Kubernetes Secrets in airgapped EKS

Portworx can integrate with Kubernetes Secrets to store your encryption keys/secrets and credentials. These encryption keys or secrets also support encrypting data at rest. Moreover, Portworx can utilize Kubernetes Secrets to store credentials and encryption keys associated with your cloud provider services.

The instructions on this page guides you to configure Portworx with Kubernetes Secrets.

Set Kubernetes Secrets as the secrets store

While installing Portworx on Kubernetes using the StorageCluster spec via Portworx Central, select Kubernetes from the Secrets Store Type list under Advanced Settings. To know how to generate Portworx spec, see the Portworx Install section.

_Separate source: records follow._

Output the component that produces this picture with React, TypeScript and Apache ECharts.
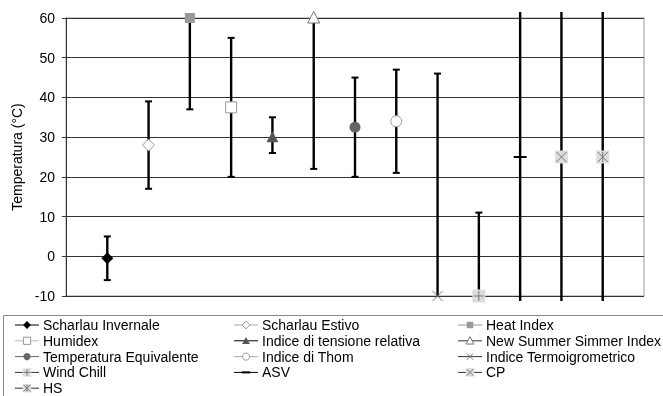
import React, { useEffect, useRef } from "react";
import * as echarts from "echarts";

// ---- Data ----
const indici = [
  "Scharlau Invernale",
  "Scharlau Estivo",
  "Heat Index",
  "Humidex",
  "Indice di tensione relativa",
  "New Summer Simmer Index",
  "Temperatura Equivalente",
  "Indice di Thom",
  "Indice Termoigrometrico",
  "Wind Chill",
  "ASV",
  "CP",
  "HS",
];
const valori = [-0.5, 28, 60, 37.5, 30, 60, 32.5, 34, -10, -10, 25, 25, 25];
const erroreMin = [-6, 17, 37, 20, 26, 22, 20, 21, -10, -10, -40, -40, -40];
const erroreMax = [5, 39, 60, 55, 35, 60, 45, 47, 46, 11, 90, 90, 90];
const yTicks = { min: -10, max: 60, interval: 10 };

// ---- Styles ----
const simboli = [
  "diamondFilled",
  "diamondHollow",
  "squareFilled",
  "squareHollow",
  "triangleFilled",
  "triangleHollow",
  "circleFilled",
  "circleHollow",
  "cross",
  "plusBox",
  "dash",
  "xBox",
  "starBox",
];
const legendLine = [
  "#000", "#aaa", "#999", "#bbb", "#000", "#333", "#666", "#aaa", "#333", "#333", "#000", "#333", "#333",
];
const FONT = "'Liberation Sans', Arial, sans-serif";

function makeMarker(kind: string, cx: number, cy: number, s: number): any[] {
  const GRAY = "#999";
  const poly = (pts: number[][], fill: string, stroke?: string) => ({
    type: "polygon",
    shape: { points: pts },
    style: { fill, stroke: stroke || null, lineWidth: 1 },
  });
  const ln = (x1: number, y1: number, x2: number, y2: number, stroke: string, w: number) => ({
    type: "line",
    shape: { x1, y1, x2, y2 },
    style: { stroke, lineWidth: w },
  });
  const box = (h: number, fill: string, stroke?: string) => ({
    type: "rect",
    shape: { x: cx - h / 2, y: cy - h / 2, width: h, height: h },
    style: { fill, stroke: stroke || null, lineWidth: 1 },
  });
  const d = 6 * s;
  switch (kind) {
    case "diamondFilled":
      return [poly([[cx, cy - d], [cx + d, cy], [cx, cy + d], [cx - d, cy]], "#000")];
    case "diamondHollow":
      return [poly([[cx, cy - d], [cx + d, cy], [cx, cy + d], [cx - d, cy]], "#fff", GRAY)];
    case "squareFilled":
      return [box(10 * s, "#999")];
    case "squareHollow":
      return [box(11 * s, "#fff", GRAY)];
    case "triangleFilled":
      return [poly([[cx, cy - 6 * s], [cx + 6 * s, cy + 5 * s], [cx - 6 * s, cy + 5 * s]], "#555")];
    case "triangleHollow":
      return [poly([[cx, cy - 6.5 * s], [cx + 6 * s, cy + 5 * s], [cx - 6 * s, cy + 5 * s]], "#fff", "#777")];
    case "circleFilled":
      return [{ type: "circle", shape: { cx, cy, r: 5.5 * s }, style: { fill: "#666" } }];
    case "circleHollow":
      return [{ type: "circle", shape: { cx, cy, r: 5.5 * s }, style: { fill: "#fff", stroke: GRAY, lineWidth: 1 } }];
    case "cross": {
      const k = 5 * s;
      return [ln(cx - k, cy - k, cx + k, cy + k, "#777", 1), ln(cx - k, cy + k, cx + k, cy - k, "#777", 1)];
    }
    case "plusBox": {
      const k = 5 * s;
      return [box(13 * s, "#ddd"), ln(cx - k, cy, cx + k, cy, "#777", 1), ln(cx, cy - k, cx, cy + k, "#777", 1)];
    }
    case "dash":
      return [ln(cx - 6.5 * s, cy, cx + 6.5 * s, cy, "#000", 2)];
    case "xBox": {
      const k = 5 * s;
      return [box(13 * s, "#ddd"), ln(cx - k, cy - k, cx + k, cy + k, "#777", 1), ln(cx - k, cy + k, cx + k, cy - k, "#777", 1)];
    }
    case "starBox": {
      const k = 5 * s;
      return [
        box(13 * s, "#ddd"),
        ln(cx - k, cy - k, cx + k, cy + k, "#777", 1),
        ln(cx - k, cy + k, cx + k, cy - k, "#777", 1),
        ln(cx, cy - k, cx, cy + k, "#777", 1),
      ];
    }
  }
  return [];
}

export default function App() {
  const ref = useRef<HTMLDivElement>(null);
  useEffect(() => {
    if (!ref.current) return;
    const chart = echarts.init(ref.current, null, { renderer: "svg" });
    const data = indici.map((_, i) => [i + 1, valori[i], erroreMin[i], erroreMax[i]]);

    const legendEls: any[] = [];
    const colX = [15, 234, 458];
    indici.forEach((name, i) => {
      const col = i % 3;
      const row = Math.floor(i / 3);
      const x0 = colX[col];
      const y = 325 + row * 15.8;
      legendEls.push({
        type: "line",
        shape: { x1: x0, y1: y, x2: x0 + 24, y2: y },
        style: { stroke: legendLine[i], lineWidth: 1 },
      });
      makeMarker(simboli[i], x0 + 12, y, 0.65).forEach((e) => legendEls.push(e));
      legendEls.push({
        type: "text",
        x: x0 + 28,
        y,
        style: { text: name, fill: "#000", font: `14px ${FONT}`, textVerticalAlign: "middle", textAlign: "left" },
      });
    });

    chart.setOption({
      animation: false,
      textStyle: { fontFamily: FONT },
      grid: {
        left: 66,
        right: 19,
        top: 18,
        bottom: 100,
        show: true,
        borderColor: "#999",
        borderWidth: 1,
      },
      xAxis: {
        type: "value",
        min: 0,
        max: 14,
        show: false,
      },
      yAxis: {
        type: "value",
        min: yTicks.min,
        max: yTicks.max,
        interval: yTicks.interval,
        name: "Temperatura (°C)",
        nameLocation: "middle",
        nameGap: 41,
        nameTextStyle: { fontSize: 14, color: "#000", fontFamily: FONT },
        axisLine: { show: true, lineStyle: { color: "#333", width: 1 } },
        axisTick: { show: true, length: 4, lineStyle: { color: "#333" } },
        axisLabel: { fontSize: 14, color: "#000", margin: 11, fontFamily: FONT },
        splitLine: { show: true, lineStyle: { color: "#333", width: 1 } },
      },
      graphic: [
        {
          type: "rect",
          shape: { x: 3.5, y: 315.5, width: 700, height: 120 },
          style: { fill: "none", stroke: "#888", lineWidth: 1 },
        },
        ...legendEls,
      ],
      series: [
        {
          type: "custom",
          name: "errori",
          clip: false,
          data,
          renderItem: (params: any, api: any) => {
            const x = api.value(0);
            const v = api.value(1);
            const lo = api.value(2);
            const hi = api.value(3);
            const cs = params.coordSys;
            const top = cs.y - 6;
            const bottom = cs.y + cs.height + 5;
            const pHi = api.coord([x, hi]);
            const pLo = api.coord([x, lo]);
            const yHi = Math.max(pHi[1], top);
            const yLo = Math.min(pLo[1], bottom);
            const children: any[] = [
              { type: "line", shape: { x1: pHi[0], y1: yHi, x2: pHi[0], y2: yLo }, style: { stroke: "#000", lineWidth: 2.4 } },
            ];
            if (hi <= yTicks.max && hi !== v) {
              children.push({ type: "line", shape: { x1: pHi[0] - 3.5, y1: pHi[1], x2: pHi[0] + 3.5, y2: pHi[1] }, style: { stroke: "#000", lineWidth: 2 } });
            }
            if (lo >= yTicks.min && lo !== v) {
              children.push({ type: "line", shape: { x1: pLo[0] - 3.5, y1: pLo[1], x2: pLo[0] + 3.5, y2: pLo[1] }, style: { stroke: "#000", lineWidth: 2 } });
            }
            return { type: "group", children };
          },
          z: 2,
        },
        {
          type: "custom",
          name: "indici",
          clip: false,
          data,
          renderItem: (params: any, api: any) => {
            const p = api.coord([api.value(0), api.value(1)]);
            return { type: "group", children: makeMarker(simboli[params.dataIndex], p[0], p[1], 1) };
          },
          z: 3,
        },
      ],
    });
    return () => chart.dispose();
  }, []);
  return <div ref={ref} style={{ position: "fixed", left: 0, top: 0, width: 663, height: 396 }} />;
}
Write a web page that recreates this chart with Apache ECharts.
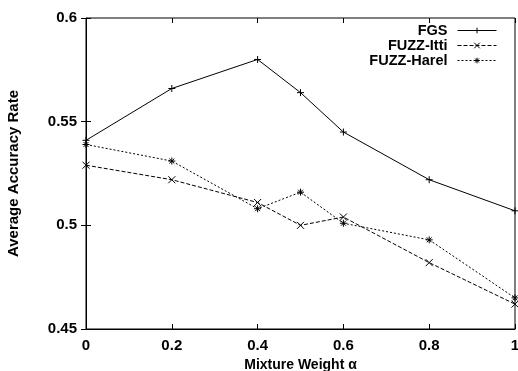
<!DOCTYPE html>
<html>
<head>
<meta charset="utf-8">
<script src="https://cdn.jsdelivr.net/npm/echarts@6/dist/echarts.min.js"></script>
<style>
  html, body {margin: 0; padding: 0; background: #fff;}
  #chart {width: 518px; height: 371px;}
</style>
</head>
<body>
<div id="chart"></div>
<script>
// mixture weight alpha
var weights = [0, 0.2, 0.4, 0.5, 0.6, 0.8, 1];
var fgs = [0.541, 0.566, 0.580, 0.564, 0.545, 0.522, 0.507];
var fuzzItti = [0.529, 0.522, 0.511, 0.500, 0.504, 0.482, 0.462];
var fuzzHarel = [0.539, 0.531, 0.508, 0.516, 0.501, 0.493, 0.465];
var seriesNames = ['FGS', 'FUZZ-Itti', 'FUZZ-Harel'];

var PLUS = 'path://M0,-1L0,1M-1,0L1,0';
var CROSS = 'path://M-1,-1L1,1M-1,1L1,-1';
var STAR = 'path://M0,-1L0,1M-1,0L1,0M-0.7,-0.7L0.7,0.7M-0.7,0.7L0.7,-0.7';
var FONT = 'Liberation Sans';

function pairs(ys) {
    return weights.map(function (w, i) { return [w, ys[i]]; });
}

function lineSeries(name, ys, symbol, dash) {
    return {
        name: name,
        type: 'line',
        data: pairs(ys),
        symbol: symbol,
        symbolSize: 7,
        lineStyle: {color: '#000', width: 1, type: dash},
        itemStyle: {color: '#000', borderColor: '#000', borderWidth: 1},
        animation: false
    };
}

var myChart = echarts.init(document.getElementById('chart'));
myChart.setOption({
    backgroundColor: '#fff',
    textStyle: {fontFamily: FONT},
    grid: {
        left: 86, right: 3, top: 18, bottom: 42,
        outerBoundsMode: 'none', containLabel: false,
        show: true, borderColor: '#000', borderWidth: 1
    },
    legend: {
        orient: 'vertical',
        right: 21,
        top: 23,
        padding: 0,
        align: 'right',
        itemWidth: 39,
        itemHeight: 7,
        itemGap: 0,
        data: seriesNames,
        lineStyle: {width: 1},
        itemStyle: {borderWidth: 1},
        textStyle: {fontFamily: FONT, fontWeight: 'bold', fontSize: 14.5, lineHeight: 14, color: '#000', padding: [0, 5, 0, 0]}
    },
    xAxis: [{
        type: 'value',
        min: 0, max: 1, interval: 0.2,
        name: 'Mixture Weight α',
        nameLocation: 'middle',
        nameGap: 27,
        nameTextStyle: {fontFamily: FONT, fontWeight: 'bold', fontSize: 14, color: '#000'},
        axisLine: {show: true, lineStyle: {color: '#000'}},
        axisTick: {show: true, inside: true, length: 5, lineStyle: {color: '#000'}},
        axisLabel: {color: '#000', fontWeight: 'bold', fontSize: 15, margin: 9, fontFamily: FONT},
        splitLine: {show: false}
    }, {
        type: 'value', position: 'top',
        min: 0, max: 1, interval: 0.2,
        axisLine: {show: false},
        axisTick: {show: true, inside: true, length: 5, lineStyle: {color: '#000'}},
        axisLabel: {show: false},
        splitLine: {show: false}
    }],
    yAxis: [{
        type: 'value',
        min: 0.45, max: 0.6, interval: 0.05,
        name: 'Average Accuracy Rate',
        nameLocation: 'middle',
        nameGap: 65,
        nameTextStyle: {fontFamily: FONT, fontWeight: 'bold', fontSize: 15, color: '#000'},
        axisLine: {show: true, lineStyle: {color: '#000'}},
        axisTick: {show: true, inside: true, length: 5, lineStyle: {color: '#000'}},
        axisLabel: {color: '#000', fontWeight: 'bold', fontSize: 15, margin: 9, fontFamily: FONT},
        splitLine: {show: false}
    }, {
        type: 'value', position: 'right',
        min: 0.45, max: 0.6, interval: 0.05,
        axisLine: {show: false},
        axisTick: {show: true, inside: true, length: 5, lineStyle: {color: '#000'}},
        axisLabel: {show: false},
        splitLine: {show: false}
    }],
    series: [
        lineSeries(seriesNames[0], fgs, PLUS, 'solid'),
        lineSeries(seriesNames[1], fuzzItti, CROSS, [4, 2]),
        lineSeries(seriesNames[2], fuzzHarel, STAR, [2, 2])
    ]
});
</script>
</body>
</html>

Create secrets with Kubernetes

The following section describes the key generation process with Portworx and Kubernetes which can be used for encrypting volumes.

Set cluster wide secret key

A cluster wide secret key is a common key that can be used to encrypt all your volumes. Create a cluster wide secret in Kubernetes using kubectl command. Use the same <px-namespace> namespace on which you've installed Portworx.

NAMESPACE=<px-namespace>
kubectl -n ${NAMESPACE} create secret generic px-vol-encryption \
--from-literal=<cluster-wide-secret-key>=<value>

This command creates a secret named px-vol-encryption within the namespace you specify as <px-namespace>. This secret stores your cluster-wide encryption key. Replace <value> with the value of your encryption key.

Provide the cluster wide secret key to Portworx, that acts as the default encryption key for all volumes.

PX_POD=$(kubectl get pods -l name=portworx -n <px-namespace> -o jsonpath='{.items[0].metadata.name}')
kubectl exec $PX_POD -n ${NAMESPACE} -- /opt/pwx/bin/pxctl secrets set-cluster-key \
--secret <cluster-wide-secret-key>
note

The cluster wide key is the secret name where the encrypt key exists. It does not contain the value to encrypt.